Perhaps one of the latest buzzwords in the news is the strange, potentially deadly material known as dark matter.

It is thought to comprise roughly 85 percent of the total matter throughout the cosmos and makes up about 27 percent of the Universe as we know it.

Now, for what may be the first time, this elusive quantity may have been spotted interacting alongside other particles of dark matter, in a star cluster approximately 1.4 billion light-years away from home.

Previous analysis done of colliding galaxy clusters have indicated that dark matter hardly interacts with anything at all. It is largely known by the gravity which it exerts, and the radiation that shines off of it.

The latest discovery, published this week in Monthly Notices of the Royal Astronomical Society, may suggest that exotic physics are at play – reaching well beyond the explanations offered by current theories.
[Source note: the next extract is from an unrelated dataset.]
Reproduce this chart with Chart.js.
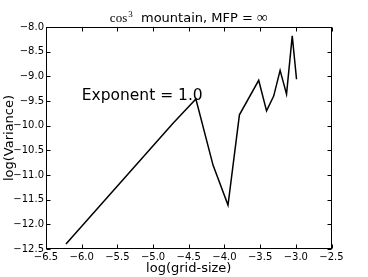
<!DOCTYPE html>
<html>
<head>
<meta charset="utf-8">
<script src="https://cdn.jsdelivr.net/npm/chart.js@4/dist/chart.umd.min.js"></script>
<style>
html,body{margin:0;padding:0;background:#fff;}
#wrap{width:368px;height:277px;position:relative;}
</style>
</head>
<body>
<div id="wrap"><canvas id="c" width="368" height="277"></canvas></div>
<script>
// ---- data ----
const logGridSize = [-6.22, -4.72, -4.40, -4.16, -3.95, -3.79, -3.52, -3.41, -3.31, -3.22, -3.13, -3.05, -2.99];
const logVariance = [-12.40, -9.95, -9.46, -10.80, -11.61, -9.78, -9.08, -9.70, -9.40, -8.88, -9.36, -8.18, -9.06];
const xTickValues = [-6.5, -6.0, -5.5, -5.0, -4.5, -4.0, -3.5, -3.0, -2.5];
const yTickValues = [-12.5, -12.0, -11.5, -11.0, -10.5, -10.0, -9.5, -9.0, -8.5, -8.0];
const titleMath = 'cos';
const titleSup = '3';
const titleText = '  mountain, MFP = ';
const titleInf = '\u221E';
const annotationText = 'Exponent = 1.0';
const annotationPos = [-6.0, -9.47];
const xLabel = 'log(grid-size)';
const yLabel = 'log(Variance)';

const fmt = v => Number(v).toFixed(1).replace('-', '\u2212');
const SANS = '"DejaVu Sans", sans-serif';
const SERIF = '"Liberation Serif", "DejaVu Serif", serif';

const framePlugin = {
  id: 'frame',
  afterDraw(chart) {
    const ctx = chart.ctx;
    const a = chart.chartArea;
    const xs = chart.scales.x, ys = chart.scales.y;
    ctx.save();
    ctx.strokeStyle = '#000';
    ctx.lineWidth = 1;
    const L = Math.round(a.left) + 0.5, R = Math.round(a.right) - 0.5;
    const T = Math.round(a.top) + 0.5, B = Math.round(a.bottom) - 0.5;
    ctx.strokeRect(L, T, R - L, B - T);
    const tl = 4;
    ctx.beginPath();
    xTickValues.forEach(v => {
      const px = Math.round(xs.getPixelForValue(v)) + 0.5;
      ctx.moveTo(px, B); ctx.lineTo(px, B - tl);
      ctx.moveTo(px, T); ctx.lineTo(px, T + tl);
    });
    yTickValues.forEach(v => {
      const py = Math.round(ys.getPixelForValue(v)) + 0.5;
      ctx.moveTo(L, py); ctx.lineTo(L + tl, py);
      ctx.moveTo(R, py); ctx.lineTo(R - tl, py);
    });
    ctx.stroke();

    // annotation
    ctx.fillStyle = '#000';
    ctx.font = '15.5px ' + SANS;
    ctx.textAlign = 'left';
    ctx.textBaseline = 'alphabetic';
    ctx.fillText(annotationText, xs.getPixelForValue(annotationPos[0]), ys.getPixelForValue(annotationPos[1]));

    // title with math parts
    const fMath = '13px ' + SERIF, fSup = '9px ' + SERIF, fTxt = '13px ' + SANS, fInf = '15px ' + SERIF;
    ctx.font = fMath; const w1 = ctx.measureText(titleMath).width;
    ctx.font = fSup; const w2 = ctx.measureText(titleSup).width + 1;
    ctx.font = fTxt; const w3 = ctx.measureText(titleText).width;
    ctx.font = fInf; const w4 = ctx.measureText(titleInf).width;
    const total = w1 + w2 + w3 + w4;
    let x = (a.left + a.right) / 2 - total / 2;
    const base = 22;
    ctx.font = fMath; ctx.fillText(titleMath, x, base); x += w1 + 1;
    ctx.font = fSup; ctx.fillText(titleSup, x, base - 5); x += w2 - 1;
    ctx.font = fTxt; ctx.fillText(titleText, x, base); x += w3;
    ctx.font = fInf; ctx.fillText(titleInf, x, base);
    ctx.restore();
  }
};

new Chart(document.getElementById('c'), {
  type: 'scatter',
  data: {
    datasets: [{
      data: logGridSize.map((x, i) => ({x: x, y: logVariance[i]})),
      showLine: true,
      borderColor: '#000',
      borderWidth: 1.5,
      pointRadius: 0,
      tension: 0,
      fill: false
    }]
  },
  options: {
    responsive: false,
    animation: false,
    devicePixelRatio: 1,
    layout: {padding: {top: 27, right: 36.5, left: 0, bottom: 0}},
    plugins: {legend: {display: false}, tooltip: {enabled: false}, title: {display: false}},
    scales: {
      x: {
        type: 'linear', min: -6.5, max: -2.5,
        afterBuildTicks: s => { s.ticks = xTickValues.map(v => ({value: v})); },
        afterFit: s => { s.height = 28; },
        grid: {display: false, drawTicks: false},
        border: {display: false},
        ticks: {color: '#000', font: {family: SANS, size: 10}, padding: 2, maxRotation: 0, autoSkip: false, callback: v => fmt(v)},
        title: {display: true, text: xLabel, color: '#000', font: {family: SANS, size: 13}, padding: {top: 0, bottom: 1}}
      },
      y: {
        type: 'linear', min: -12.5, max: -8.0,
        afterBuildTicks: s => { s.ticks = yTickValues.map(v => ({value: v})); },
        afterFit: s => { s.width = 46; },
        grid: {display: false, drawTicks: false},
        border: {display: false},
        ticks: {color: '#000', font: {family: SANS, size: 10}, padding: 2, autoSkip: false, callback: v => fmt(v)},
        title: {display: true, text: yLabel, color: '#000', font: {family: SANS, size: 13}, padding: {top: 2, bottom: 0}}
      }
    }
  },
  plugins: [framePlugin]
});
</script>
</body>
</html>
The more widely accepted theories suggest that visible matter found in galaxies – a slim minority of the universe – exists within heaps of dark matter. If this dark matter did not contain the gravity necessary for their stability, galaxies including our Milky Way would gradually rip themselves apart while spinning.

As significant as it may be, the real nature of dark matter remains as mysterious as ever. So far, gravity seems to be the only known force with which it interacts.

Although many by and large believe that dark matter’s interactions are associated with one specific particle, the currently accepted theory of physics known as the Standard Model has yet to assign one.

In their study, a team of astronomers led by Dr. Richard Massey of Durham University studied a simultaneous collision between four different galaxies within the cluster Abell 3827.

Despite the fact that dark matter cannot be seen by the human eye, this team was capable of determining its location with the help of a technique known as gravitational lensing. Although dark matter can neither absorb nor give off light, it does contain gravity.

Much like when you place an object in a glass of water, dark matter distorts the pathway of any light passing nearby, altering our view of anything that may be the other side of the dark matter cluster. The dark matter within Abell 3827 twisted the path of the light rays emanated by a galaxy in the distant background, the one that just happened to be aligned perfectly for the team’s research. The Large Hadron Collider, which recently discovered the Higgs boson, or God particle, will also be making great strides in the hunt for dark matter. This month, after some initial delay, it commenced its second run. Kept at the French-Swiss border, this machine is currently firing up to strike protons with energies stronger and faster than ever before.

Dark matter is also thought to have influenced the Earth’s orbit on particular cycles within galaxies, and influencing dark matter already within our planet, meaning it may be suspect behind a number of extinction events. While there is still much to be found out, scientists are also deeper in their understanding of dark matter than ever before, and there is a large-scale effort currently under way to map out all dark matter found throughout the sky. The latest map suggests that dark matter outnumbers visible matter with a five to one ratio. Researchers hope to complete their map by the year 2018.

The researchers discovered that one particular clump of dark matter seemed to actually lag behind the galaxy which it surrounds. Such a lag between the dark matter and its associated galaxy would be expected if the mysterious stuff was interacting with itself – utilizing a force besides mere gravity. Although visible matter often interacts with other particles in normal ways, it is the dark matter that causes materials to lag behind, forming gravitational halos that cause a 5,000 light-year lag.

“We used to think that dark matter just sits around, minding its own business, except for its gravitational pull,” said Massey in an interview with Discovery News. “But if dark matter were being slowed down during this collision, it could be the first evidence for rich physics in the dark sector — the hidden Universe all around us.”

When Dr. Massey and colleagues had previously studied the collisions between enormous conglomerations of galaxies, such as the Bullet Cluster, infamous in dark matter studies for being one of the hottest clusters in the universe, they noticed that despite these violent collisions, the dark matter hardly slowed down at all.

“The Bullet Cluster collision took place at incredibly high speed,” Dr. Massey said in an interview with BBC News.

“But in this individual galaxy, the collision could have been going on for a long period of time.

“You would expect a small tiny force to build up over time, giving you a bigger offset to detect whether the dark matter interacts – just slightly. That’s why we looked at them.”

This slight interaction observed among the dark matter will probably need the more exotic theories of physics to evolve beyond what is already explained by the Standard Model.

“You just need the special conditions to enable this to be seen,” explained Dr. Massey.

Research that was published by this same team back in March placed an upper limit over the interaction between dark matter and its surroundings. Their newer research will focus on the lower limit.

“We are finally homing in on dark matter from above and below – squeezing our knowledge from two directions,” said Richard Massey.